Greg Hicks is at the heart and soul of the current RSC ensemble who are gathered to perform a number of Shakespeare’s classic works at the Courtyard Theatre in Stratford-Upon-Avon. The ensemble began its work last year and will continue to work together until 2011 – although rumour has it that Hicks will leave early.
This reviewer has had a lot of kind things to say about the current crop of productions. But I have to admit that in those productions in which Mr Hicks has featured largely I have not always seen him as a strength. He was Leontes in “The Winter’s Tale” but my review suggested that the strong production’s strength lay elsewhere. He was Julius Caesar in “Julius Caesar” but that production was a little muddled and muddy. He was absent from “As You Like It” which I think is an excellent production and deserves to be revisited when it reopens at The Courtyard in the Summer.

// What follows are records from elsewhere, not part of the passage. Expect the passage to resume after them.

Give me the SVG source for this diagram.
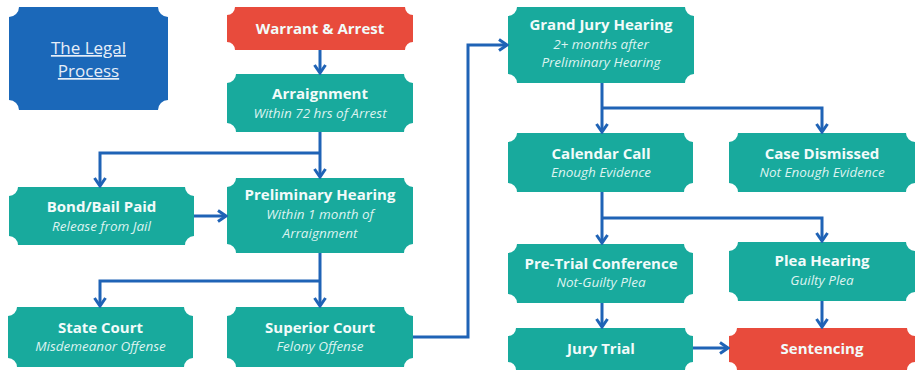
<svg xmlns="http://www.w3.org/2000/svg" width="918" height="371" viewBox="0 0 918 371">
<style>
.teal{fill:#18aa9d}
.red{fill:#e84b3c}
.blue{fill:#1b68b9}
.t{font-family:"Open Sans","Liberation Sans",sans-serif;font-weight:700;font-size:15px;fill:#f2fbfa;text-anchor:middle}
.s{font-family:"Open Sans","Liberation Sans",sans-serif;font-style:italic;font-size:13.5px;fill:#dcf3f0;text-anchor:middle}
.h{font-family:"Open Sans","Liberation Sans",sans-serif;font-size:17px;fill:#e6eef8;text-anchor:middle;text-decoration:underline}
.c{fill:none;stroke:#1f63b6;stroke-width:3;marker-end:url(#ah)}
</style>
<defs>
<marker id="ah" viewBox="0 0 12 14" refX="10" refY="7" markerWidth="12" markerHeight="14" markerUnits="userSpaceOnUse" orient="auto">
<path d="M2,1.5 L10,7 L2,12.5" fill="none" stroke="#1f63b6" stroke-width="3"/>
</marker>
</defs>
<rect width="918" height="371" fill="#ffffff"/>
<g id="title">
<path class="blue" d="M19,7 H158 A10 10 0 0 0 168,17 V100 A10 10 0 0 0 158,110 H19 A10 10 0 0 0 9,100 V17 A10 10 0 0 0 19,7 Z"/>
<text class="h" x="88.5" y="54">The Legal<tspan x="88.5" dy="23">Process</tspan></text>
</g>
<g id="warrant">
<path class="red" d="M235,7 H405 A8 8 0 0 0 413,15 V42 A8 8 0 0 0 405,50 H235 A8 8 0 0 0 227,42 V15 A8 8 0 0 0 235,7 Z"/>
<text class="t" x="320" y="34">Warrant &amp; Arrest</text>
</g>
<g id="arraignment">
<path class="teal" d="M236,74 H404 A9 9 0 0 0 413,83 V123 A9 9 0 0 0 404,132 H236 A9 9 0 0 0 227,123 V83 A9 9 0 0 0 236,74 Z"/>
<text class="t" x="320" y="99">Arraignment</text>
<text class="s" x="320" y="118">Within 72 hrs of Arrest</text>
</g>
<g id="bond">
<path class="teal" d="M18,187 H185 A9 9 0 0 0 194,196 V236 A9 9 0 0 0 185,245 H18 A9 9 0 0 0 9,236 V196 A9 9 0 0 0 18,187 Z"/>
<text class="t" x="101.5" y="212">Bond/Bail Paid</text>
<text class="s" x="101.5" y="231">Release from Jail</text>
</g>
<g id="preliminary">
<path class="teal" d="M236,178 H404 A9 9 0 0 0 413,187 V244 A9 9 0 0 0 404,253 H236 A9 9 0 0 0 227,244 V187 A9 9 0 0 0 236,178 Z"/>
<text class="t" x="320" y="200">Preliminary Hearing</text>
<text class="s" x="320" y="219">Within 1 month of<tspan x="320" dy="18.5">Arraignment</tspan></text>
</g>
<g id="state">
<path class="teal" d="M17,307 H184 A9 9 0 0 0 193,316 V358 A9 9 0 0 0 184,367 H17 A9 9 0 0 0 8,358 V316 A9 9 0 0 0 17,307 Z"/>
<text class="t" x="100.5" y="333">State Court</text>
<text class="s" x="100.5" y="351">Misdemeanor Offense</text>
</g>
<g id="superior">
<path class="teal" d="M236,307 H404 A9 9 0 0 0 413,316 V358 A9 9 0 0 0 404,367 H236 A9 9 0 0 0 227,358 V316 A9 9 0 0 0 236,307 Z"/>
<text class="t" x="320" y="333">Superior Court</text>
<text class="s" x="320" y="351">Felony Offense</text>
</g>
<g id="grandjury">
<path class="teal" d="M517,7 H685 A9 9 0 0 0 694,16 V74 A9 9 0 0 0 685,83 H517 A9 9 0 0 0 508,74 V16 A9 9 0 0 0 517,7 Z"/>
<text class="t" x="601" y="30">Grand Jury Hearing</text>
<text class="s" x="601" y="49">2+ months after<tspan x="601" dy="18">Preliminary Hearing</tspan></text>
</g>
<g id="calendar">
<path class="teal" d="M517,133 H684 A9 9 0 0 0 693,142 V183 A9 9 0 0 0 684,192 H517 A9 9 0 0 0 508,183 V142 A9 9 0 0 0 517,133 Z"/>
<text class="t" x="601" y="159">Calendar Call</text>
<text class="s" x="601" y="177">Enough Evidence</text>
</g>
<g id="dismissed">
<path class="teal" d="M738,133 H906 A9 9 0 0 0 915,142 V183 A9 9 0 0 0 906,192 H738 A9 9 0 0 0 729,183 V142 A9 9 0 0 0 738,133 Z"/>
<text class="t" x="822" y="159">Case Dismissed</text>
<text class="s" x="822" y="177">Not Enough Evidence</text>
</g>
<g id="pretrial">
<path class="teal" d="M517,244 H684 A9 9 0 0 0 693,253 V294 A9 9 0 0 0 684,303 H517 A9 9 0 0 0 508,294 V253 A9 9 0 0 0 517,244 Z"/>
<text class="t" x="601" y="269">Pre-Trial Conference</text>
<text class="s" x="601" y="287">Not-Guilty Plea</text>
</g>
<g id="plea">
<path class="teal" d="M738,242 H906 A9 9 0 0 0 915,251 V292 A9 9 0 0 0 906,301 H738 A9 9 0 0 0 729,292 V251 A9 9 0 0 0 738,242 Z"/>
<text class="t" x="822" y="266">Plea Hearing</text>
<text class="s" x="822" y="285">Guilty Plea</text>
</g>
<g id="jurytrial">
<path class="teal" d="M516,328 H685 A8 8 0 0 0 693,336 V362 A8 8 0 0 0 685,370 H516 A8 8 0 0 0 508,362 V336 A8 8 0 0 0 516,328 Z"/>
<text class="t" x="601" y="354">Jury Trial</text>
</g>
<g id="sentencing">
<path class="red" d="M737,328 H907 A8 8 0 0 0 915,336 V362 A8 8 0 0 0 907,370 H737 A8 8 0 0 0 729,362 V336 A8 8 0 0 0 737,328 Z"/>
<text class="t" x="822" y="354">Sentencing</text>
</g>
<g id="connectors">
<path class="c" d="M320,50 V73"/>
<path class="c" d="M320,132 V177"/>
<path class="c" d="M320,153 H100 V186"/>
<path class="c" d="M194,216 H226"/>
<path class="c" d="M320,253 V306"/>
<path class="c" d="M320,281 H100 V306"/>
<path class="c" d="M413,337 H468 V45 H507"/>
<path class="c" d="M602,83 V132"/>
<path class="c" d="M602,108 H822 V132"/>
<path class="c" d="M602,192 V243"/>
<path class="c" d="M602,218 H822 V241"/>
<path class="c" d="M602,303 V327"/>
<path class="c" d="M822,301 V327"/>
<path class="c" d="M693,348 H728"/>
</g>
</svg>
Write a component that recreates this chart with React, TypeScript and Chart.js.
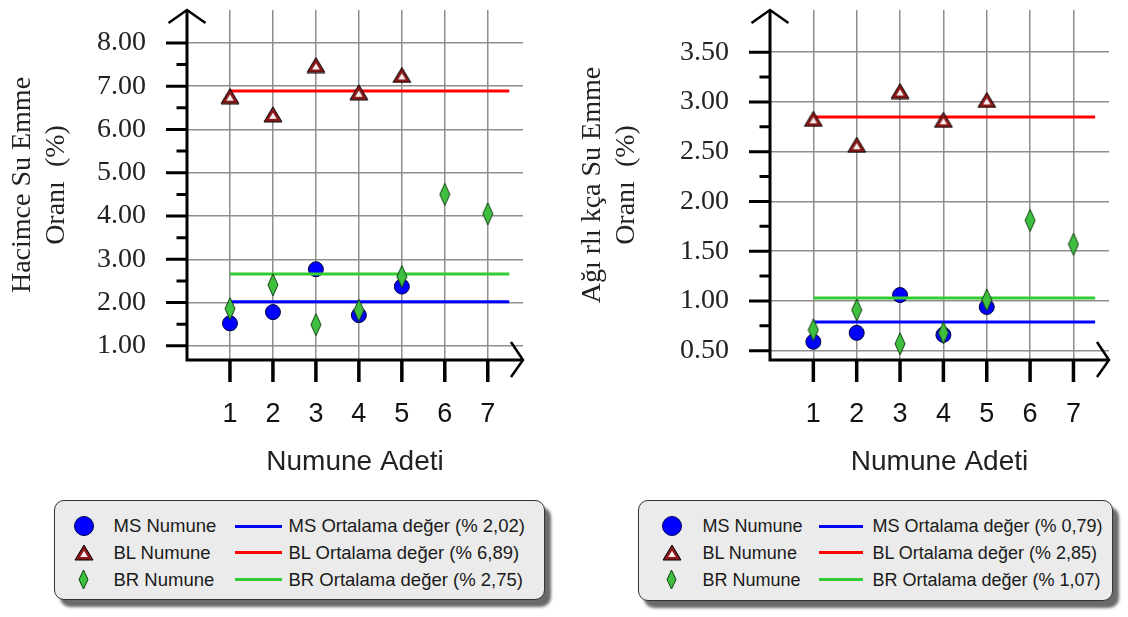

So the combination of Greg Hicks and my favourite of all the Shakespeare plays “King Lear” was a worry to me. I hadn’t been too taken with Corin Redgrave’s Lear in the production of a few years ago – in what was otherwise a strong performance by the cast – and I badly wanted to see a strong lead role in this new production – but I don’t seem to naturally warm to Hicks. Could he deliver?
Well, the good news is that Mr Hicks is a towering presence in the David Farr-directed version of Lear and that there are precious few flaws in this production at all. The King’s descent into insanity and the torture of his experience at the hands of his callous daughters is captured in a believable and emotionally draining rendition of the play. The depiction of the loss of reason is a major success in this version of the play. Whether Edgar’s insanity is real or feigned or a combination of the two will always be matter for some discussion but in this production there is no question that Charles Aitken manages to make it all feel heartfelt and the product of an over-heated brain.
Katy Stephens who was such a major success in the aforementioned “As You Like It” is a beautiful and intriguing Regan. If Regan has a passionate look in her eye, then Kelly Hunter’s Goneril is the ice queen who cares nothing as her Father falls apart and her dispassionate depiction is once more compelling and convincing.
And it is not only in the major roles that there are major triumphs. Larrington Walker who was so good as an old shepherd in Winter’s Tale is a similar joy as an old man and a knight here.
Cross dressing? We’ve seen our fair share of that in The Courtyard over the last few years and not always to the plays’ enhancement. A female playing Lear’s fool is indeed an unusual twist and Kathryn Hunter handles it with aplomb. I note that Ms Hunter is to play Cleopatra in Antony and Cleopatra. Now on the evidence of this performance that is an intriguing and unconventional piece of casting. Whether she can make it two unlikely successes remains to be seen.
There are some flaws. John Mackay as the Duke of Albany, Goneril’s husband is a little insipid and the lack of passion that works well in his wife’s role does not carry well for the Duke.
But there are so many strengths that it is hard to dwell on the weaknesses. I haven’t yet mentioned Samantha Young in the difficult role of Cordelia, or Darrell D’Silva as the Earl of Kent and in his later disguise as Caius, who seems in this production to have come from the Pennine regions and also Geoffrey Freshwater as Gloucester, poorly-used by his son and deluded of so much. The scene where his eyes are put out is very well handled indeed.
Indeed, the direction, stagecraft, and design are largely flawless. There are times when you wonder whether the actors have been let loose in Mum’s dressing up box when costumes that are consistent with a traditional Lear are joined on stage by military wear from the First World War and some outfits that a 1970s Action Man toy might have been at home in but this is a relatively small, if noticeable, peculiarity which unexplained still does not overly detract from the enjoyment and the impressive nature of the whole effect of the production.
If Greg Hicks is a towering Lear he is well served by an equally lofty production which achieves its goal and so much more.